The puppet character is known for his Cockney speech, which he would often hypercorrect by adding non-standard aitches in an attempt to imitate prestigious English. He is also remembered for his frequent use of the expression "Yes, M'Lady" in acknowledging Penelope's instructions—the phrase being so iconic that it was the original title of Sylvia Anderson's autobiography (later changed to "My FAB Years"). Jim Sangster and Paul Condon write that the character's "adenoidal" delivery of this line "became synonymous with the show." They also describe Penelope and Parker as the "best characters in the Anderson collection", stating that the duo "managed to steal every episode they appeared in." Robert Sellers describes Parker and Penelope together as "amongst the most popular and recognisable TV characters ever created".

In 2003 Virgin Trains West Coast named locomotive 57311 Parker. It retained the name when sold to Direct Rail Services in 2013.

==Adaptations==
In the 2004 live-action film, in which Parker is played by Ron Cook, the character retains his Cockney accent but no longer hypercorrects his words. In an interview, Cook explained that "we thought his tendency to talk posh wasn't really relevant to this day and age."

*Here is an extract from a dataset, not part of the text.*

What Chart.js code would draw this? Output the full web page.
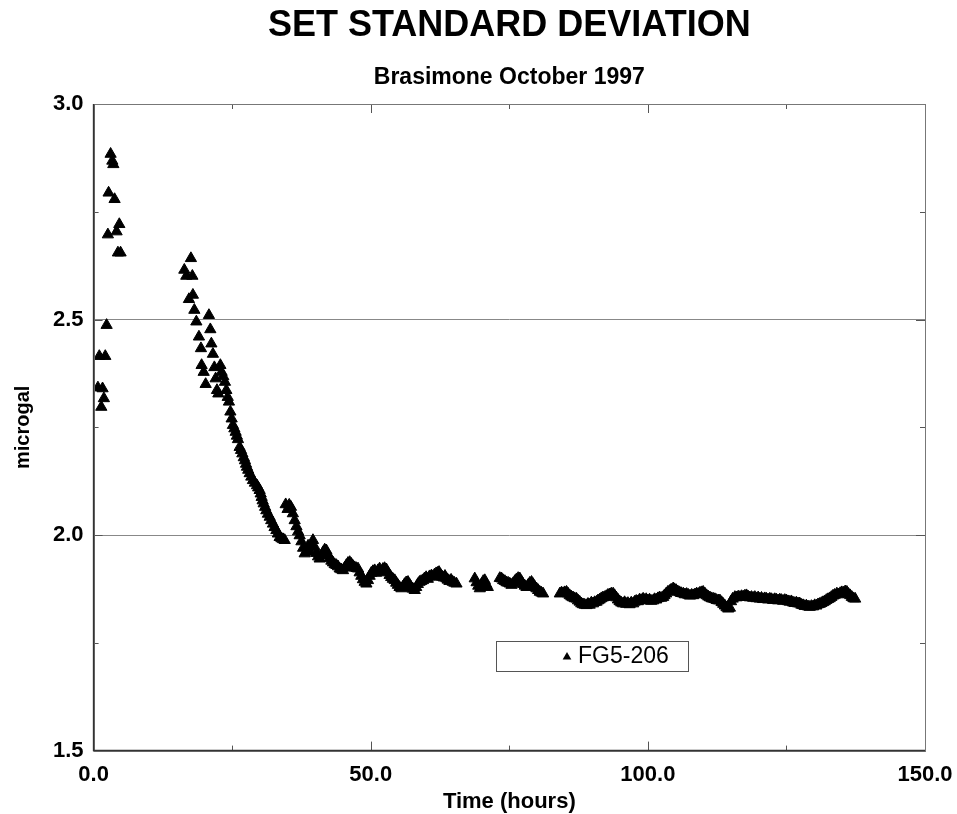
<!DOCTYPE html>
<html>
<head>
<meta charset="utf-8">
<script src="https://cdn.jsdelivr.net/npm/chart.js@4.4.1/dist/chart.umd.min.js"></script>
<style>
  html, body { margin: 0; padding: 0; background: #fff; }
  #wrap { width: 957px; height: 814px; }
</style>
</head>
<body>
<div id="wrap"><canvas id="chartStd" width="957" height="814"></canvas></div>
<script>
const chartTitle = 'SET STANDARD DEVIATION'
const chartSubtitle = 'Brasimone October 1997'
const seriesLabel = 'FG5-206'
const xTitle = 'Time (hours)'
const yTitle = 'microgal'

// time of each set (hours)
const hours = [
  0.78, 1.03, 1.39, 1.62, 1.86, 2.11, 2.35, 2.58, 2.71, 3.07, 3.38, 3.56, 3.79, 4.15, 4.39, 4.64, 4.87,
  16.37, 16.73, 17.20, 17.56, 17.82, 17.92, 18.18, 18.54, 19.01, 19.37, 19.49, 19.86, 20.22, 20.81, 21.06, 21.25,
  21.53, 21.79, 22.02, 22.26, 22.51, 22.87, 23.10, 23.40, 23.70, 23.95, 24.20, 24.42, 24.68, 24.91, 25.14, 25.40,
  25.63, 25.85, 26.05, 26.35, 26.60, 26.84, 27.10, 27.31, 27.50, 27.67, 27.90, 28.16, 28.45, 28.75, 29.10, 29.48,
  29.70, 29.96, 30.15, 30.32, 30.50, 30.69, 30.95, 31.17, 31.45, 31.77, 32.05, 32.36, 32.65, 32.98, 33.25, 33.57,
  33.90, 34.20, 34.48, 34.66, 35.00, 35.30, 35.61, 35.95, 36.28, 36.60, 36.90, 37.18, 37.50, 37.80, 38.09, 38.40,
  38.70, 38.99, 39.30, 39.58, 39.90, 40.20, 40.50, 40.79, 41.10, 41.40, 41.70, 42.00, 42.30, 42.60, 42.90, 43.20,
  43.50, 43.81, 44.10, 44.40, 44.70, 45.00, 45.30, 45.60, 45.90, 46.21, 46.50, 46.80, 47.10, 47.40, 47.71, 48.00,
  48.30, 48.60, 48.90, 49.22, 49.50, 49.80, 50.10, 50.40, 50.72, 51.00, 51.30, 51.60, 51.90, 52.20, 52.50, 52.83,
  53.10, 53.40, 53.70, 54.00, 54.33, 54.60, 54.90, 55.20, 55.54, 55.80, 56.10, 56.40, 56.73, 57.00, 57.30, 57.60,
  57.94, 58.20, 58.50, 58.80, 59.10, 59.44, 59.70, 60.00, 60.30, 60.60, 60.96, 61.20, 61.50, 61.80, 62.05, 62.33,
  62.60, 62.90, 63.20, 63.40, 63.66, 63.90, 64.20, 64.50, 64.80, 65.10, 65.47,
  68.77, 69.10, 69.40, 69.68, 70.00, 70.30, 70.58, 70.85, 71.12,
  73.29, 73.60, 73.90, 74.20, 74.50, 74.80, 75.09, 75.40, 75.70, 76.00, 76.30, 76.60, 76.90, 77.20, 77.50, 77.80,
  78.10, 78.40, 78.70, 79.01, 79.30, 79.60, 79.90, 80.20, 80.50, 80.80, 81.10,
  84.12, 84.40, 84.70, 85.00, 85.33, 85.60, 85.90, 86.20, 86.50, 86.80, 87.13, 87.40, 87.70, 88.00, 88.30, 88.60,
  88.94, 89.20, 89.50, 89.80, 90.10, 90.40, 90.74, 91.00, 91.30, 91.60, 91.90, 92.24, 92.50, 92.80, 93.10, 93.40,
  93.74, 94.00, 94.30, 94.60, 94.90, 95.20, 95.54, 95.80, 96.10, 96.40, 96.70, 97.00, 97.35, 97.60, 97.90, 98.20,
  98.50, 98.80, 99.15, 99.40, 99.70, 100.00, 100.30, 100.60, 100.96, 101.20, 101.50, 101.80, 102.10, 102.40, 102.76, 103.00,
  103.30, 103.60, 103.90, 104.20, 104.57, 104.80, 105.10, 105.40, 105.70, 106.00, 106.38, 106.70, 107.00, 107.30, 107.60, 107.90,
  108.18, 108.50, 108.80, 109.10, 109.40, 109.70, 109.98, 110.30, 110.60, 110.90, 111.20, 111.50, 111.79, 112.10, 112.40, 112.70,
  113.00, 113.30, 113.60, 113.90, 114.20, 114.50, 114.80, 115.00, 115.30, 115.70, 116.00, 116.30, 116.60, 116.90, 117.20, 117.50,
  117.80, 118.10, 118.40, 118.70, 119.00, 119.30, 119.60, 119.90, 120.20, 120.50, 120.80, 121.10, 121.40, 121.70, 122.00, 122.30,
  122.60, 122.90, 123.20, 123.50, 123.80, 124.10, 124.40, 124.70, 125.00, 125.30, 125.60, 125.90, 126.20, 126.50, 126.80, 127.10,
  127.40, 127.70, 128.00, 128.30, 128.60, 128.90, 129.20, 129.50, 129.80, 130.10, 130.40, 130.70, 131.00, 131.30, 131.60, 131.90,
  132.20, 132.50, 132.80, 133.10, 133.40, 133.70, 134.10, 134.40, 134.70, 135.00, 135.30, 135.60, 135.90, 136.20, 136.50, 136.80,
  137.10, 137.40
]

// set standard deviation (microgal)
const stdDev = [
  2.342, 2.415, 2.297, 2.340, 2.317, 2.415, 2.487, 2.697, 2.794, 2.884, 2.868, 2.860, 2.779, 2.704, 2.655, 2.721, 2.655,
  2.615, 2.601, 2.547, 2.642, 2.601, 2.557, 2.522, 2.495, 2.460, 2.433, 2.394, 2.378, 2.350, 2.510, 2.477, 2.444,
  2.420, 2.389, 2.363, 2.336, 2.328, 2.394, 2.378, 2.368, 2.355, 2.336, 2.320, 2.309, 2.286, 2.270, 2.255, 2.247,
  2.239, 2.230, 2.222, 2.204, 2.197, 2.189, 2.180, 2.173, 2.165, 2.158, 2.151, 2.143, 2.135, 2.127, 2.121, 2.115,
  2.110, 2.104, 2.096, 2.088, 2.080, 2.073, 2.065, 2.057, 2.049, 2.042, 2.034, 2.026, 2.018, 2.011, 2.003, 1.995,
  1.992, 1.990, 1.988, 2.071, 2.060, 2.070, 2.065, 2.050, 2.034, 2.020, 2.008, 1.999, 1.985, 1.970, 1.957, 1.962,
  1.975, 1.961, 1.975, 1.988, 1.972, 1.958, 1.950, 1.945, 1.952, 1.960, 1.966, 1.964, 1.955, 1.946, 1.940, 1.936,
  1.932, 1.930, 1.927, 1.922, 1.920, 1.918, 1.924, 1.930, 1.935, 1.937, 1.933, 1.928, 1.925, 1.923, 1.922, 1.913,
  1.905, 1.897, 1.891, 1.887, 1.895, 1.905, 1.912, 1.916, 1.918, 1.912, 1.918, 1.922, 1.915, 1.921, 1.923, 1.920,
  1.913, 1.907, 1.902, 1.898, 1.895, 1.889, 1.884, 1.879, 1.876, 1.880, 1.886, 1.890, 1.891, 1.885, 1.879, 1.875,
  1.872, 1.879, 1.886, 1.891, 1.893, 1.895, 1.899, 1.902, 1.898, 1.904, 1.906, 1.903, 1.908, 1.911, 1.912, 1.914,
  1.908, 1.903, 1.901, 1.905, 1.899, 1.896, 1.893, 1.896, 1.891, 1.889, 1.887,
  1.899, 1.890, 1.882, 1.876, 1.886, 1.893, 1.895, 1.886, 1.879,
  1.900, 1.899, 1.895, 1.893, 1.890, 1.889, 1.887, 1.884, 1.888, 1.893, 1.897, 1.900, 1.899, 1.892, 1.886, 1.882,
  1.879, 1.884, 1.889, 1.891, 1.886, 1.880, 1.876, 1.872, 1.868, 1.866, 1.864,
  1.864, 1.866, 1.865, 1.867, 1.868, 1.864, 1.860, 1.857, 1.855, 1.853, 1.852, 1.848, 1.845, 1.841, 1.839, 1.838,
  1.837, 1.840, 1.838, 1.843, 1.841, 1.844, 1.845, 1.848, 1.850, 1.853, 1.855, 1.856, 1.858, 1.861, 1.862, 1.864,
  1.864, 1.860, 1.855, 1.850, 1.846, 1.843, 1.841, 1.844, 1.840, 1.842, 1.839, 1.843, 1.841, 1.845, 1.847, 1.846,
  1.850, 1.849, 1.852, 1.849, 1.851, 1.848, 1.850, 1.847, 1.848, 1.851, 1.850, 1.853, 1.855, 1.854, 1.856, 1.860,
  1.864, 1.868, 1.870, 1.873, 1.876, 1.874, 1.872, 1.869, 1.867, 1.865, 1.864, 1.862, 1.863, 1.861, 1.859, 1.861,
  1.860, 1.862, 1.864, 1.863, 1.866, 1.867, 1.868, 1.864, 1.860, 1.857, 1.855, 1.853, 1.852, 1.851, 1.849, 1.848,
  1.848, 1.844, 1.840, 1.836, 1.832, 1.829, 1.831, 1.846, 1.852, 1.856, 1.855, 1.857, 1.856, 1.858, 1.857, 1.859,
  1.860, 1.857, 1.855, 1.856, 1.854, 1.856, 1.853, 1.855, 1.852, 1.854, 1.851, 1.853, 1.852, 1.850, 1.852, 1.851,
  1.849, 1.851, 1.850, 1.848, 1.850, 1.849, 1.847, 1.849, 1.848, 1.846, 1.845, 1.846, 1.843, 1.842, 1.843, 1.841,
  1.841, 1.838, 1.837, 1.835, 1.836, 1.834, 1.833, 1.835, 1.834, 1.837, 1.836, 1.839, 1.840, 1.842, 1.844, 1.846,
  1.849, 1.851, 1.853, 1.856, 1.859, 1.861, 1.864, 1.862, 1.865, 1.867, 1.866, 1.869, 1.868, 1.863, 1.860, 1.856,
  1.853, 1.852
]

const xMin = 0, xMax = 150, xStep = 25, xLabelEvery = 50
const yMin = 1.5, yMax = 3.0, yStep = 0.25, yLabelEvery = 0.5
const yGridLines = [2.0, 2.5]

const FONT = '"Liberation Sans", Arial, Helvetica, sans-serif'

const isMultiple = (v, m) => Math.abs(v / m - Math.round(v / m)) < 1e-6

// titles, frame, inner tick marks and the boxed legend
const framePlugin = {
    id: 'frame',
    afterDraw(chart) {
        const { ctx, chartArea: a, scales } = chart
        const mid = (a.left + a.right) / 2
        ctx.save()
        ctx.fillStyle = '#000'
        ctx.textAlign = 'center'
        ctx.textBaseline = 'middle'
        ctx.font = 'bold 36px ' + FONT
        ctx.fillText(chartTitle, mid, 26)
        ctx.font = 'bold 23px ' + FONT
        ctx.fillText(chartSubtitle, mid, 78)

        // inner ticks
        ctx.strokeStyle = '#555'
        ctx.lineWidth = 1
        ctx.beginPath()
        for (let v = xMin; v <= xMax + 1e-9; v += xStep) {
            const px = Math.round(scales.x.getPixelForValue(v)) + 0.5
            const len = isMultiple(v, xLabelEvery) ? 9 : 5
            ctx.moveTo(px, a.bottom); ctx.lineTo(px, a.bottom - len)
            ctx.moveTo(px, a.top); ctx.lineTo(px, a.top + len)
        }
        for (let v = yMin; v <= yMax + 1e-9; v += yStep) {
            const py = Math.round(scales.y.getPixelForValue(v)) + 0.5
            const len = isMultiple(v, yLabelEvery) ? 9 : 5
            ctx.moveTo(a.left, py); ctx.lineTo(a.left + len, py)
            ctx.moveTo(a.right, py); ctx.lineTo(a.right - len, py)
        }
        ctx.stroke()

        // frame
        ctx.strokeStyle = '#777'
        ctx.lineWidth = 1
        ctx.strokeRect(Math.round(a.left) + 0.5, Math.round(a.top) + 0.5,
            Math.round(a.right - a.left), Math.round(a.bottom - a.top))
        ctx.strokeStyle = '#333'
        ctx.lineWidth = 1.5
        ctx.beginPath()
        ctx.moveTo(a.left, a.top); ctx.lineTo(a.left, a.bottom); ctx.lineTo(a.right, a.bottom)
        ctx.stroke()

        // legend box
        const lx = 496, ly = 641, lw = 192, lh = 30
        ctx.fillStyle = '#fff'
        ctx.fillRect(lx, ly, lw, lh)
        ctx.strokeStyle = '#555'
        ctx.lineWidth = 1
        ctx.strokeRect(lx + 0.5, ly + 0.5, lw, lh)
        const cx = 567, cy = ly + lh / 2 + 1, r = 5
        ctx.fillStyle = '#000'
        ctx.beginPath()
        ctx.moveTo(cx, cy - r)
        ctx.lineTo(cx + r * 0.866, cy + r * 0.5)
        ctx.lineTo(cx - r * 0.866, cy + r * 0.5)
        ctx.closePath()
        ctx.fill()
        ctx.font = '23px ' + FONT
        ctx.textAlign = 'left'
        ctx.fillText(chart.data.datasets[0].label, 578, ly + lh / 2 + 1)
        ctx.restore()
    }
}

new Chart(document.getElementById('chartStd'), {
    type: 'scatter',
    data: {
        datasets: [{
            label: seriesLabel,
            data: hours.map((h, i) => ({ x: h, y: stdDev[i] })),
            pointStyle: 'triangle',
            pointRadius: 6.5,
            pointHoverRadius: 6.5,
            backgroundColor: '#000',
            borderColor: '#000',
            borderWidth: 1
        }]
    },
    options: {
        responsive: false,
        animation: false,
        layout: { padding: { top: 104, left: 11, right: 32, bottom: 1 } },
        scales: {
            x: {
                type: 'linear',
                min: xMin, max: xMax,
                border: { display: false },
                grid: { display: false },
                ticks: {
                    stepSize: xStep,
                    padding: 3,
                    color: '#000',
                    font: { family: FONT, size: 22, weight: 'bold' },
                    callback: v => isMultiple(v, xLabelEvery) ? v.toFixed(1) : ''
                },
                title: {
                    display: true, text: xTitle, color: '#000',
                    font: { family: FONT, size: 22, weight: 'bold', lineHeight: 1.0 },
                    padding: { top: 0, bottom: 0 }
                }
            },
            y: {
                min: yMin, max: yMax,
                border: { display: false },
                grid: {
                    drawTicks: false,
                    lineWidth: 1,
                    color: c => yGridLines.some(g => Math.abs(c.tick.value - g) < 1e-6) ? '#888' : 'rgba(0,0,0,0)'
                },
                ticks: {
                    stepSize: yStep,
                    padding: 10,
                    color: '#000',
                    font: { family: FONT, size: 22, weight: 'bold' },
                    callback: v => isMultiple(v, yLabelEvery) ? v.toFixed(1) : ''
                },
                title: {
                    display: true, text: yTitle, color: '#000',
                    font: { family: FONT, size: 20, weight: 'bold' },
                    padding: { top: 0, bottom: 8 }
                }
            }
        },
        plugins: {
            legend: { display: false },
            tooltip: { enabled: false }
        }
    },
    plugins: [framePlugin]
})
</script>
</body>
</html>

In the remake series Thunderbirds Are Go, Parker is portrayed more as a capable member of the International Rescue team, with not only above-average intelligence, but also showing physical and acrobatic skill on a number of occasions. He is loyal and obedient to Lady Penelope, but this is obviously the role that he has taken by choice, as he is not afraid to use his own initiative as well.